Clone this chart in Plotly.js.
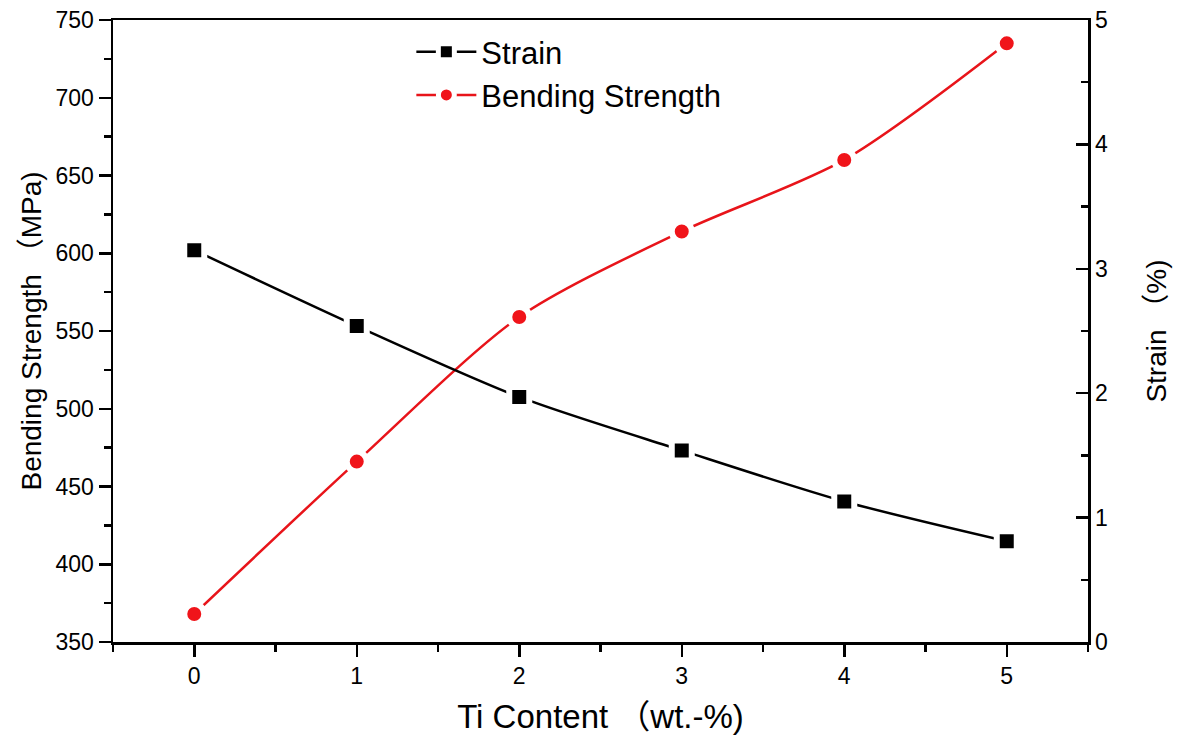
<!DOCTYPE html>
<html>
<head>
<meta charset="utf-8">
<script src="https://cdn.plot.ly/plotly-3.0.1.min.js"></script>
<style>html,body{margin:0;padding:0;background:#fff;}#chart{width:1181px;height:740px;}</style>
</head>
<body>
<div id="chart"></div>
<script>
const tiContent = [0, 1, 2, 3, 4, 5];
const strainPct = [3.15, 2.54, 1.97, 1.54, 1.13, 0.81];
const bendingStrength = [368, 466, 559, 614, 660, 735];

const font = "Arial, 'Liberation Sans', 'Noto Sans CJK SC', sans-serif";
const tickFont = {family: font, size: 23, color: '#000000'};

const traces = [
  {
    x: tiContent, y: strainPct, yaxis: 'y2', name: 'Strain',
    mode: 'lines+markers',
    line: {color: '#000000', width: 2.5, shape: 'spline', smoothing: 0.8},
    marker: {symbol: 'square', size: 20, color: '#000000', line: {color: '#ffffff', width: 6}}
  },
  {
    x: tiContent, y: bendingStrength, yaxis: 'y', name: 'Bending Strength',
    mode: 'lines+markers',
    line: {color: '#e8141a', width: 2.5, shape: 'spline', smoothing: 0.8},
    marker: {symbol: 'circle', size: 20, color: '#f0141a', line: {color: '#ffffff', width: 6}}
  }
];

const layout = {
  width: 1181, height: 740,
  margin: {l: 113, r: 93, t: 20, b: 98},
  paper_bgcolor: '#ffffff', plot_bgcolor: '#ffffff',
  font: {family: font, color: '#000000', size: 23},
  showlegend: true,
  legend: {
    x: 0.306, y: 0.992, xanchor: 'left', yanchor: 'top',
    bgcolor: 'rgba(0,0,0,0)', font: {size: 31, family: font},
    itemwidth: 60, tracegroupgap: 0
  },
  xaxis: {
    range: [-0.5, 5.5], dtick: 1, tick0: 0,
    showgrid: false, zeroline: false,
    showline: true, linecolor: '#000', linewidth: 2.5, mirror: true,
    ticks: 'outside', ticklen: 12, tickwidth: 2.5, tickcolor: '#000',
    minor: {dtick: 0.5, tick0: 0, ticks: 'outside', ticklen: 7, tickwidth: 2.5, tickcolor: '#000'},
    tickfont: tickFont,
    title: {text: 'Ti Content （wt.-%)', font: {size: 33}, standoff: 17}
  },
  yaxis: {
    range: [350, 750], dtick: 50, tick0: 350,
    showgrid: false, zeroline: false,
    showline: true, linecolor: '#000', linewidth: 2.5,
    ticks: 'outside', ticklen: 12, tickwidth: 2.5, tickcolor: '#000',
    minor: {dtick: 25, ticks: 'outside', ticklen: 7, tickwidth: 2.5, tickcolor: '#000'},
    tickfont: tickFont,
    title: {text: 'Bending Strength （MPa)', font: {size: 28}, standoff: 6}
  },
  yaxis2: {
    range: [0, 5], dtick: 1, tick0: 0,
    overlaying: 'y', side: 'right', anchor: 'x',
    showgrid: false, zeroline: false,
    showline: true, linecolor: '#000', linewidth: 2.5,
    ticks: 'inside', ticklen: 12, tickwidth: 2.5, tickcolor: '#000',
    minor: {dtick: 0.5, ticks: 'inside', ticklen: 7, tickwidth: 2.5, tickcolor: '#000'},
    tickfont: tickFont,
    title: {text: 'Strain （%)', font: {size: 28}, standoff: 40}
  }
};

Plotly.newPlot('chart', traces, layout, {staticPlot: true, displayModeBar: false});
</script>
</body>
</html>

-------

Problem requirements: Copy every line above that holds the word "chart".

Written answer:
Clone this chart in Plotly.js.
<style>html,body{margin:0;padding:0;background:#fff;}#chart{width:1181px;height:740px;}</style>
<div id="chart"></div>
Plotly.newPlot('chart', traces, layout, {staticPlot: true, displayModeBar: false});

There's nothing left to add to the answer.